## begin
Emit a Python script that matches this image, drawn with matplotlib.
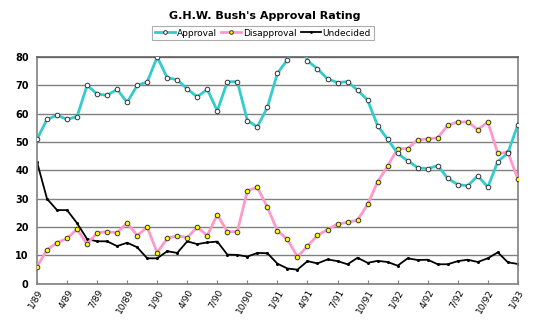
import numpy as np
import matplotlib.pyplot as plt

# monthly poll results, Jan 1989 - Jan 1993
approval = [51, 58, 59.5, 58, 59, 70, 67, 66.5, 68.6, 64, 70, 71.2,
            80, 72.7, 72, 68.7, 66, 68.6, 61, 71.3, 71.3, 57.6, 55.4, 62.3,
            74.3, 79, 89, 78.7, 75.8, 72.3, 71, 71.3, 68.3, 64.8, 55.8, 51,
            46, 43.4, 41, 40.6, 41.7, 37.2, 35, 34.6, 38.1, 34.1, 43.1, 46.2,
            56.1]
disapproval = [6, 12, 14.5, 16, 19.3, 14, 18, 18.4, 18, 21.5, 17, 20,
               11, 16, 17, 16.3, 20, 17, 24.4, 18.4, 18.4, 32.9, 34, 27,
               18.7, 15.7, 9.5, 13.3, 17.1, 19.1, 21.1, 21.7, 22.5, 28, 36, 41.5,
               47.7, 47.7, 50.8, 51.1, 51.5, 55.9, 57.1, 57.1, 54.4, 57.1, 46, 46.4,
               37]
undecided = [43, 30, 26, 26, 21.4, 15.8, 15, 15, 13.3, 14.5, 12.9, 9,
             9, 11.5, 10.9, 15, 14, 14.6, 14.9, 10.3, 10.2, 9.6, 10.9, 10.8,
             7.1, 5.4, 5, 8, 7.2, 8.6, 8, 6.9, 9.2, 7.4, 8.1, 7.7,
             6.4, 9, 8.4, 8.5, 6.9, 6.9, 8, 8.5, 7.7, 9, 11.1, 7.6,
             7]
tick_labels = ["1/89", "4/89", "7/89", "10/89", "1/90", "4/90", "7/90", "10/90",
               "1/91", "4/91", "7/91", "10/91", "1/92", "4/92", "7/92", "10/92",
               "1/93"]

months = np.arange(len(approval))

fig = plt.figure(figsize=(5.4, 3.24), dpi=100)
ax = fig.add_axes([0.0685, 0.124, 0.8905, 0.7])

ax.plot(months, approval, color="#33CCCC", lw=2.0, marker="o", ms=3.3,
        mfc="white", mec="#333333", mew=0.7, label="Approval", zorder=4)
ax.plot(months, disapproval, color="#FF99CC", lw=2.0, marker="o", ms=3.3,
        mfc="#FFFF00", mec="#333333", mew=0.7, label="Disapproval", zorder=3)
ax.plot(months, undecided, color="black", lw=1.3, marker="o", ms=1.2,
        label="Undecided", zorder=2)

ax.set_xlim(0, len(approval) - 1)
ax.set_ylim(0, 80)
ax.set_yticks(np.arange(0, 81, 10))
ax.set_xticks(np.arange(0, len(approval), 3))
ax.set_xticklabels(tick_labels, rotation=60, ha="right", rotation_mode="anchor",
                   fontsize=6.5)
for lbl in ax.get_yticklabels():
    lbl.set_fontweight("bold")
    lbl.set_fontsize(7)

ax.grid(axis="y", color="#808080", lw=1)
ax.set_axisbelow(True)
ax.tick_params(axis="y", length=0, pad=6)
ax.tick_params(axis="x", direction="in", length=3, color="#808080", pad=3)
for side in ["left", "bottom", "right"]:
    ax.spines[side].set_color("#808080")
    ax.spines[side].set_linewidth(1.2)
ax.spines["top"].set_color("#606060")
ax.spines["top"].set_linewidth(1.2)

fig.suptitle("G.H.W. Bush's Approval Rating", fontsize=8, fontweight="bold",
             x=0.49, y=0.965)
leg = fig.legend(loc="center", bbox_to_anchor=(0.487, 0.898), ncol=3,
                 fontsize=6.5, frameon=True, fancybox=False, borderpad=0.3,
                 handlelength=2.2, handletextpad=0.2, columnspacing=0.5,
                 markerscale=0.8)
leg.get_frame().set_edgecolor("#999999")
leg.get_frame().set_linewidth(0.8)

fig.savefig("out.png", dpi=100)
## end
GIVEN TASK: Could the lines from the top of the material through the line with "import matplotlib.pyplot as plt" be repeated exactly, pictures left out?

SOLUTION FOR THIS PROBLEM:
Emit a Python script that matches this image, drawn with matplotlib.
import numpy as np
import matplotlib.pyplot as plt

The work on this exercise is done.